Дальнейший рассказ - врезавшиеся в память картинки с массой деталей, которые мог подметить только наблюдательный ребенок. Все правда, но ни сюжета, ни мотивации. И единственный зритель, который всю жизнь то ли упивается ими, то ли болеет...
Ехали они с отцом на юг. Ландшафт менялся. На ночь люди с узлами устраивались на привокзальной площади, так как в поезде душно, а вокзал закрывался. Однажды зашли с отцом в клуб. Он помнит, как шли стройными рядами пионеры, дудели в горны и стучали в барабаны. Потом все стихло и исчезло в момент. Потрясенный, он побежал за натянутую простыню проверить... Еще помнит, как разморенный жарой народ с эшелона купался в железном кубе, куда вода стекала из трубы. Как он подныривал в ржаво-мутноватую толщу и с любопытством разглядывал тела теток, похожие на разбухшие бревна.
- Я был смешливым, - говорит Николай Павлович, - мне казалось, что бабушкины щеки похожи на плюшки... На каком же языке я тогда говорил ? Вряд ли на русском.
Однажды отец дал ему мелочь, чтоб купил себе чудесное лакомство. Его накладывали из стальной запотевшей емкости в вафельный стаканчик. Тетка нагибалась в полупустую уже бочку, и ее слова отдавали эхом. Когда счастливый Касым подбежал с мороженым к лавочке, где сидел отец, она была пуста.

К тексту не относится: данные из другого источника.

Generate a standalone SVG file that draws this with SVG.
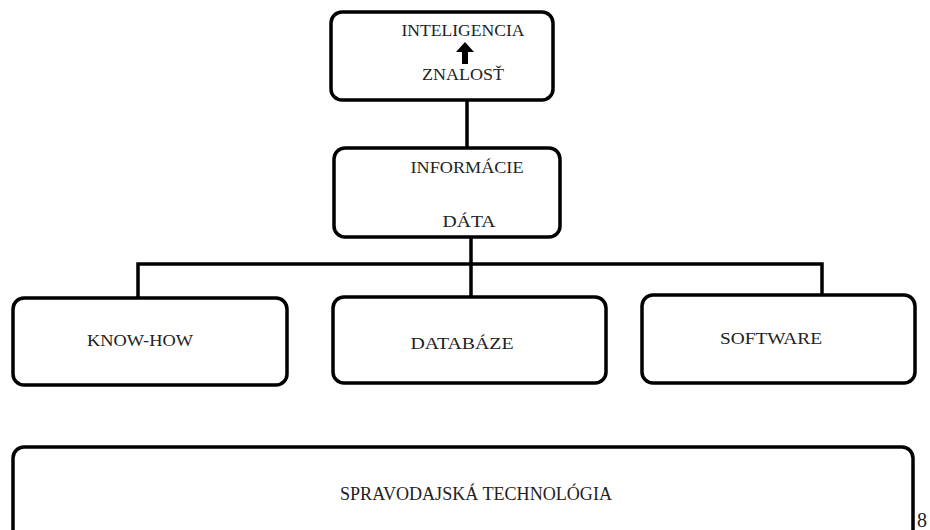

Четыре дня он сидел на той скамейке, которая одна только и связывала его с отцом. Пошел дождь, было зябко, хотелось есть, но он сидел, подтянув коленки к подбородку. Его взяла на руки женщина и без слов понесла куда-то. "Она и будет теперь моей мамой", - решил Касым, проваливаясь в сон. Женщина его искупала, покормила, обрядила во все чистое и... отнесла назад, на ту же скамейку. Мир рухнул. Николай Павлович вскидывает брови:
- Она была доброй. Но почему-то не могла меня взять. Думаю, была глухонемой, не помню, чтоб проронила хотя бы слово...
Старик углубляется в папку с документами, будто снова ныряет в ржавый куб с водой. Есть среди важных бумаг и газетные вырезки. Читает много, хотя зрение слабое - последствие неудачной операции. Для него, говорит, важна интонация. По тому, как журналист интонирует текст, он ощущает, какой это человек. Иногда возникает острое желание рассказать о себе, хотя вообще-то он скрытный. Спрашиваю, кто по профессии, отвечает, что музыкант, 37 лет играл на кларнете в главном военном оркестре, а потом в военном оркестре академии имени Жуковского. В 1941-м в Ташкент эвакуировали одесскую школу музвоспитанников, которая готовила музыкантов для военных оркестров. Его отобрали, он отказался. Но потом узнал про их доппаек и через год согласился.
- Марши, наверно, любите? - пытаюсь отвлечь его от тяжелых дум. Но он хочет только о детстве и отвечает односложно:
- Музыка не была призванием, просто так сложилось. Есть у меня и диплом экономического института... - он достает его из папки для подтверждения.
Устал или беседа наскучила, на расспросы о дальнейшей жизни реагирует вяло. Да, семья. Жена Галина Павловна, всю жизнь завканцелярией НИИ, она внизу ждет. Дочь окончила историко-архивный. С отличием. Внук. Все как у всех.
- А татарский и башкирский языки похожи? - опять вскидывается он. - Я вот думаю, может, и не в Татарии родился, а, к примеру, в Башкирии или в Оренбуржье? А запросы-то в Татарию посылал. Отвечали, что по таким скудным сведениям найти родственников невозможно.
На прощание оставил две школьные тетрадки. Автобиография и карандашный набросок, план дома по памяти - "так, на всякий случай".
Вежливые слова на выходе, еле уловимое рукопожатие чутких пальцев. И потерянный взгляд привлекательной и не старой еще женщины, глухой ее голос:
- Раньше вместо "любит" говорили "жалеет", это про нас. Мне было 17, ему 34. Мы вместе 45 лет, и все это время его волнует только одно: кто он, откуда, за что предали. Так жизнь и сгорела.
Но ведь после детства была еще юность, была любовь, и, может, не одна, была целая большая жизнь? В тетрадках всего три главки: "С мамой", "С отцом", "Один". Как будто жизнь кончилась еще в 1932-м, когда, подтянув колени к подбородку, он сидел один под мелким, колючим дождем.